● **WORKING DATA**
-- -- --

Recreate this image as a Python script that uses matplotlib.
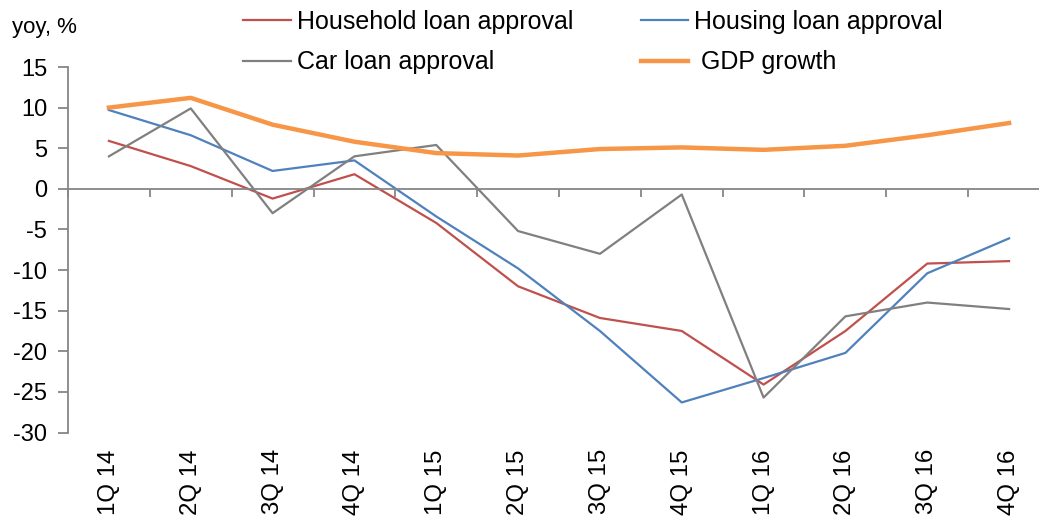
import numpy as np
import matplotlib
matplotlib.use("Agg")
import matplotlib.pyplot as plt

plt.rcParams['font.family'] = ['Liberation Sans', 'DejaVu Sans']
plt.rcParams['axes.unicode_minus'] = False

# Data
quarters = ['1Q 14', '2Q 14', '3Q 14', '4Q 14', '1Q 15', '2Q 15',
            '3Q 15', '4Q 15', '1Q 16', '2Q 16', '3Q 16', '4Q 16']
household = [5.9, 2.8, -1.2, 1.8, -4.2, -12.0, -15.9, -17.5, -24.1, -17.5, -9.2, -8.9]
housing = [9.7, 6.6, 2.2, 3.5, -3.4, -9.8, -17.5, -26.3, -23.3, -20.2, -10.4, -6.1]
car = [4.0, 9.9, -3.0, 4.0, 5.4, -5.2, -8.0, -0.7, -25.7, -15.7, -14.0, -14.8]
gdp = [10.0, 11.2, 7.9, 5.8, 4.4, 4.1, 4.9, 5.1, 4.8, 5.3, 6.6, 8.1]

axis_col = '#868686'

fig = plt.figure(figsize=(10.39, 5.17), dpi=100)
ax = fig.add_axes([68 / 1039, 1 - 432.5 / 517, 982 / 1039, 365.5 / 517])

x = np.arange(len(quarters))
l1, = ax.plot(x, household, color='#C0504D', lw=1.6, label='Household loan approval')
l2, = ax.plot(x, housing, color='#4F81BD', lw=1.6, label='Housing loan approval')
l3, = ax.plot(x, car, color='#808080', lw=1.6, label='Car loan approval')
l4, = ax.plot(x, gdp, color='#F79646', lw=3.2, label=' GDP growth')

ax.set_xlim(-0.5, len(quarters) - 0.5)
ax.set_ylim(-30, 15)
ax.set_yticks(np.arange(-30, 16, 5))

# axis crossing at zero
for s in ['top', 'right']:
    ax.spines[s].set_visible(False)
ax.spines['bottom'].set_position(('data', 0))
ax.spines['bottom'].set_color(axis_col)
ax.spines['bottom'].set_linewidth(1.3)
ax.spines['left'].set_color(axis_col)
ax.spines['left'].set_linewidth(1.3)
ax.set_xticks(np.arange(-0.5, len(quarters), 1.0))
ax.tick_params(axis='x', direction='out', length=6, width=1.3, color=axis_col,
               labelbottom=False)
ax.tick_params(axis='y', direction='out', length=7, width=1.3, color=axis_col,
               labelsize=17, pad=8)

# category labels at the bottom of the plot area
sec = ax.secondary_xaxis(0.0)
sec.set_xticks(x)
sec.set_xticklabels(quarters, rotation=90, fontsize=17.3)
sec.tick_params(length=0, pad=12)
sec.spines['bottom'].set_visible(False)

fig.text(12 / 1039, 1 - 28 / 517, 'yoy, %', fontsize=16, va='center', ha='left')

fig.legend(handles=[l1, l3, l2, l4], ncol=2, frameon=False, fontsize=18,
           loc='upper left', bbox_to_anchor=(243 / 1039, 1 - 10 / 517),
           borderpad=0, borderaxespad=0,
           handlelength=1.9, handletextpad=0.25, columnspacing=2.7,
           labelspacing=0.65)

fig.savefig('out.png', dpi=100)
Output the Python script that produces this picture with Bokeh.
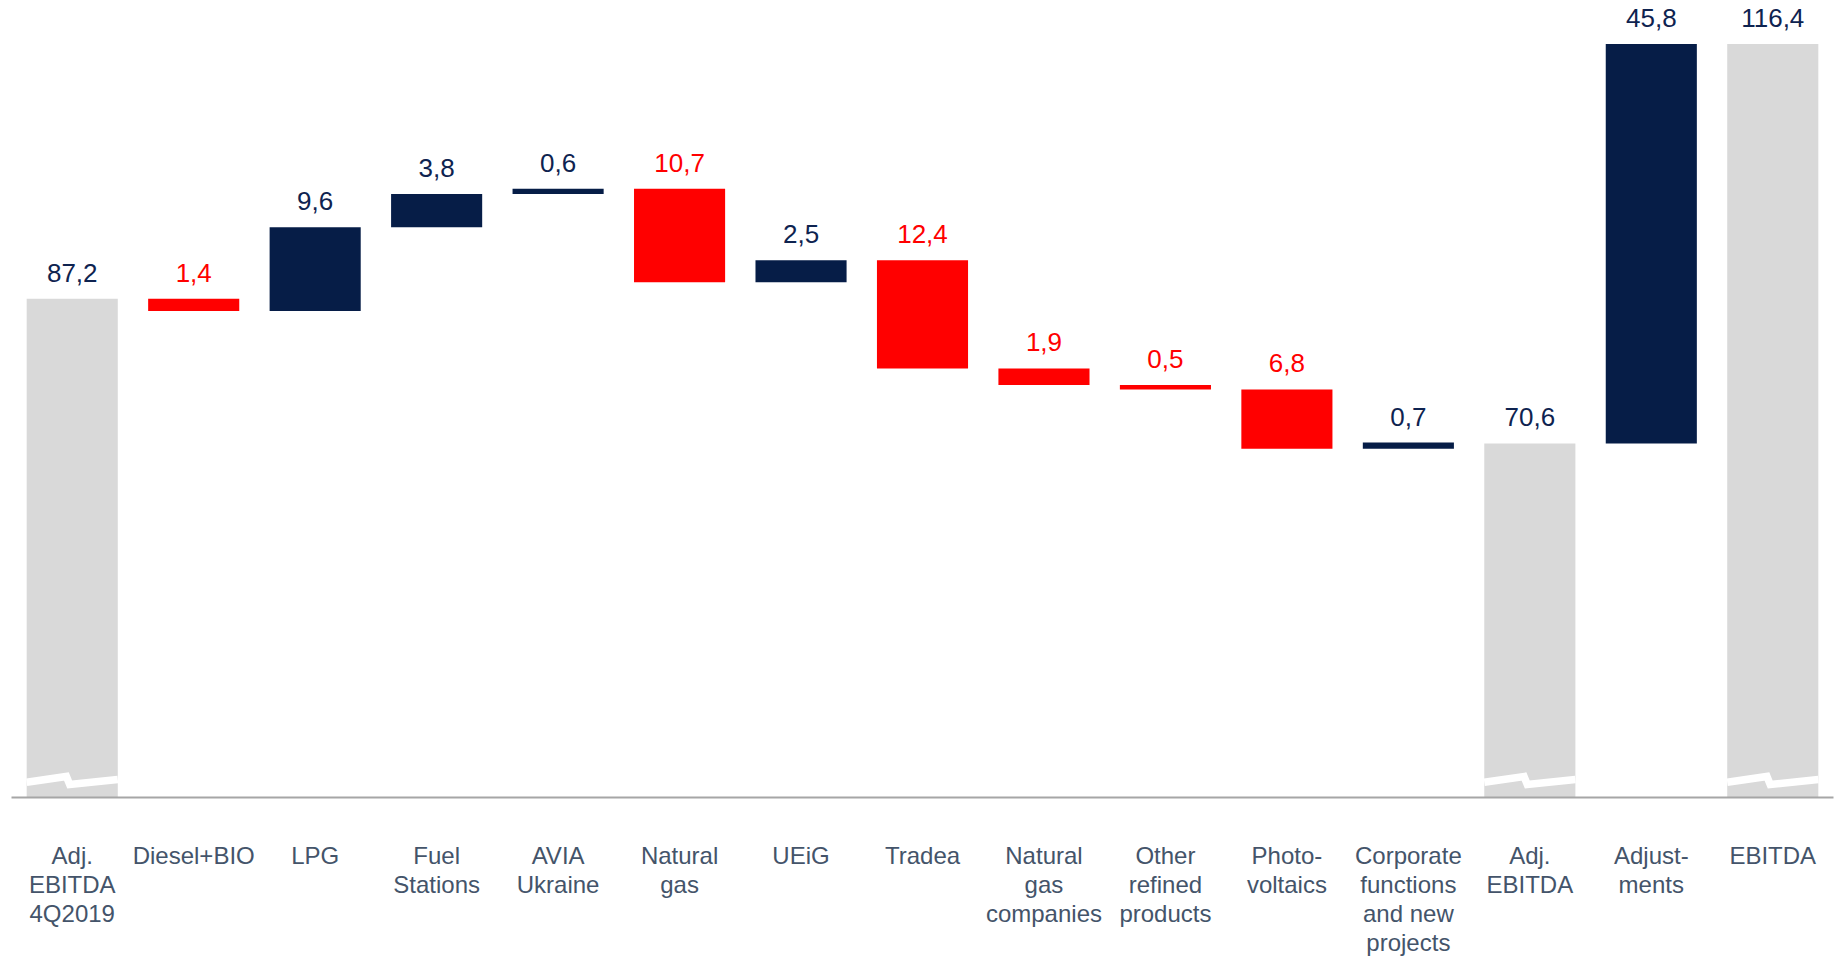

-- -- --

● **YOUR TASK**
Please quote exactly the run of lines that starts the entries and ends at the line containing "plt.rcParams['axes.unicode_minus'] = False", leaving out every picture.

● **CORRECT OUTPUT**
Recreate this image as a Python script that uses matplotlib.
import numpy as np
import matplotlib
matplotlib.use("Agg")
import matplotlib.pyplot as plt

plt.rcParams['font.family'] = ['Liberation Sans', 'DejaVu Sans']
plt.rcParams['axes.unicode_minus'] = False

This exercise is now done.